An argument for a pluralistic Pakistan in which religious minorities are equal citizens of the state should not have to be supported by claiming that that is what Mr Jinnah wanted. That raises the dangerous possibility that subsequent generations in any country have to remain faithful to the necessarily ambiguous vision of the founders. Our religious minorities deserve equal treatment as citizens because we believe in a state and a constitution that aims to stand the test of time. Constitutions represent the aspirations of majorities but they are also supposed to guard against “the tyranny of the majority”. To the extent that our constitution discriminates on the basis of religion, it remains a dangerously imperfect experiment.
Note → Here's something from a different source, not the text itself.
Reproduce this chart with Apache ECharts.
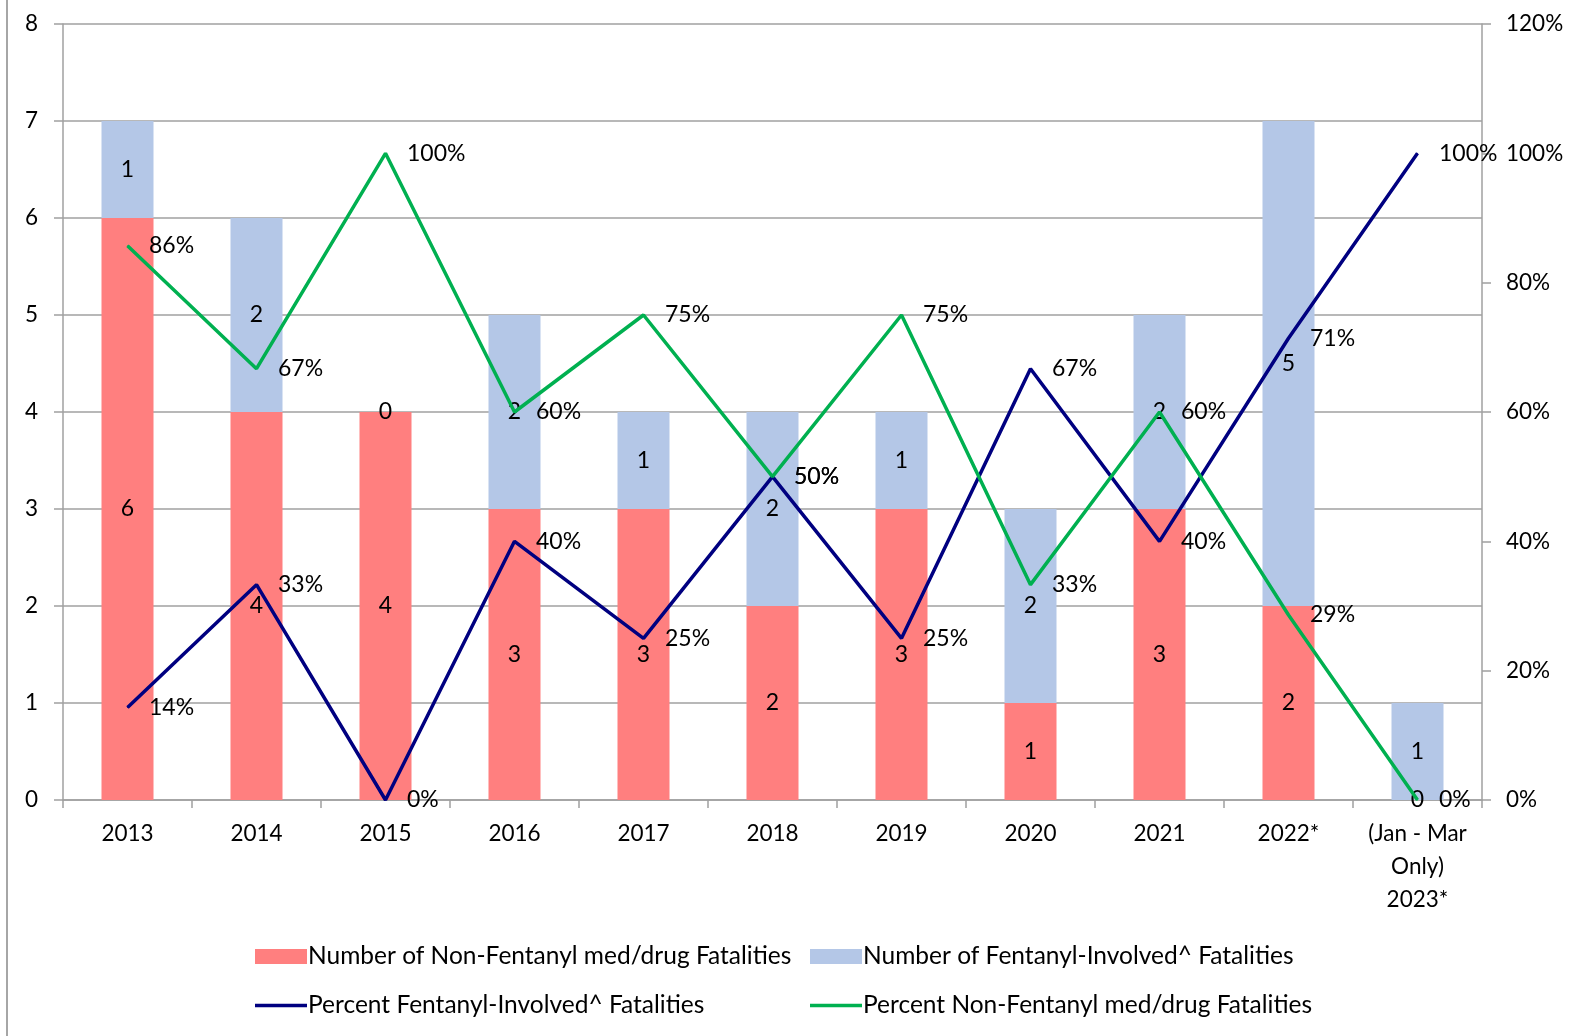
<!DOCTYPE html>
<html>
<head>
<meta charset="utf-8">
<script src="https://cdn.jsdelivr.net/npm/echarts@6/dist/echarts.min.js"></script>
<style>
  html, body { margin: 0; padding: 0; background: #fff; }
  #chart { width: 1583px; height: 1036px; }
</style>
</head>
<body>
<div id="chart"></div>
<script>
const years = ['2013', '2014', '2015', '2016', '2017', '2018', '2019', '2020', '2021', '2022*', '(Jan - Mar\nOnly)\n2023*'];
const nonFentanylCount = [6, 4, 4, 3, 3, 2, 3, 1, 3, 2, 0];
const fentanylCount = [1, 2, 0, 2, 1, 2, 1, 2, 2, 5, 1];
const pctFentanyl = [14.3, 33.3, 0, 40, 25, 50, 25, 66.7, 40, 71.4, 100];
const pctNonFentanyl = [85.7, 66.7, 100, 60, 75, 50, 75, 33.3, 60, 28.6, 0];

const FONT = 'Lato';
const barLabel = { show: true, position: 'inside', color: '#000', fontFamily: FONT, fontSize: 23 };
const lineLabel = {
  show: true, position: 'right', distance: 21, color: '#000', fontFamily: FONT, fontSize: 23,
  formatter: p => Math.round(p.value) + '%'
};
const legendText = { fontFamily: FONT, fontSize: 24.5, color: '#000', padding: [0, 0, 0, -4] };

const chart = echarts.init(document.getElementById('chart'));
chart.setOption({
  animation: false,
  textStyle: { fontFamily: FONT },
  graphic: [{
    type: 'line', shape: { x1: 7, y1: 0, x2: 7, y2: 1036 },
    style: { stroke: '#a6a6a6', lineWidth: 2 }
  }],
  grid: { left: 63, right: 101, top: 24, bottom: 236 },
  legend: [{
    orient: 'vertical', left: 250, top: 939, itemGap: 24,
    itemWidth: 52, itemHeight: 15,
    textStyle: legendText,
    data: [
      { name: 'Number of Non-Fentanyl med/drug Fatalities', icon: 'rect' },
      { name: 'Percent Fentanyl-Involved^ Fatalities', icon: 'path://M0,0H52V3.5H0Z' }
    ]
  }, {
    orient: 'vertical', left: 805, top: 939, itemGap: 24,
    itemWidth: 52, itemHeight: 15,
    textStyle: legendText,
    data: [
      { name: 'Number of Fentanyl-Involved^ Fatalities', icon: 'rect' },
      { name: 'Percent Non-Fentanyl med/drug Fatalities', icon: 'path://M0,0H52V3.5H0Z' }
    ]
  }],
  xAxis: {
    type: 'category',
    data: years,
    axisLine: { lineStyle: { color: '#a0a0a0', width: 1.5 } },
    axisTick: { show: true, length: 8, lineStyle: { color: '#a0a0a0', width: 1.5 } },
    axisLabel: { color: '#000', fontFamily: FONT, fontSize: 22.5, margin: 17, lineHeight: 33, interval: 0 }
  },
  yAxis: [{
    type: 'value', min: 0, max: 8, interval: 1,
    axisLine: { show: true, lineStyle: { color: '#a0a0a0', width: 1.5 } },
    axisTick: { show: true, length: 9, lineStyle: { color: '#a0a0a0', width: 1.5 } },
    axisLabel: { color: '#000', fontFamily: FONT, fontSize: 22.5, margin: 25 },
    splitLine: { show: true, lineStyle: { color: '#a0a0a0', width: 1.5 } }
  }, {
    type: 'value', min: 0, max: 120, interval: 20, position: 'right',
    axisLine: { show: true, lineStyle: { color: '#a0a0a0', width: 1.5 } },
    axisTick: { show: true, length: 9, lineStyle: { color: '#a0a0a0', width: 1.5 } },
    axisLabel: { color: '#000', fontFamily: FONT, fontSize: 22.5, margin: 24, formatter: '{value}%' },
    splitLine: { show: false }
  }],
  series: [{
    name: 'Number of Non-Fentanyl med/drug Fatalities',
    type: 'bar', stack: 'count', barWidth: 52,
    itemStyle: { color: '#ff7f7f' },
    label: barLabel,
    data: nonFentanylCount
  }, {
    name: 'Number of Fentanyl-Involved^ Fatalities',
    type: 'bar', stack: 'count', barWidth: 52,
    itemStyle: { color: '#b4c7e7' },
    label: barLabel,
    data: fentanylCount
  }, {
    name: 'Percent Fentanyl-Involved^ Fatalities',
    type: 'line', yAxisIndex: 1,
    symbol: 'circle', symbolSize: 1,
    itemStyle: { color: '#000080' },
    lineStyle: { color: '#000080', width: 3.5 },
    label: lineLabel,
    data: pctFentanyl
  }, {
    name: 'Percent Non-Fentanyl med/drug Fatalities',
    type: 'line', yAxisIndex: 1,
    symbol: 'circle', symbolSize: 1,
    itemStyle: { color: '#00b050' },
    lineStyle: { color: '#00b050', width: 3.5 },
    label: lineLabel,
    data: pctNonFentanyl
  }]
});
</script>
</body>
</html>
It will improve not because of what Mr Jinnah did or did not say, but when you and I take it upon ourselves to challenge the reductionist discourse perpetrated in the name of the glory of Islam or the national interest. That is the harder and more exciting battle of ideas — rather than debating what Mr Jinnah meant.
Protecting the fundamental rights of the weakest and most vulnerable among us is incumbent upon all those who want to see a republic that values basic rights. Of course social and economic injustices affect Muslims too but consider this: even if the justice system worked perfectly, the religious minorities would still suffer because the law simply does not recognise them as equals. Their persecution and prosecution is enshrined in the law of the land. The practice of the law of the land of course adds to the tragedy; whether it is the issue of (among others) forced conversions or systematic targeting of Ahmadis.
There might be many imagined aspects of nationhood but the consequences of nationhood are real. Our children and their children will live with those. Nationhood also necessitates a conversation between all constituent parts. The argument that I am making may not win but I have no intention of backing down from it. We must remain involved in this conversation and further the case of religious minorities. Equal citizenship, protected by law, must be ensured as a fundamental right of every Pakistani. By compromising on this, we compromise on everything that we claim as a legitimate basis for Pakistan.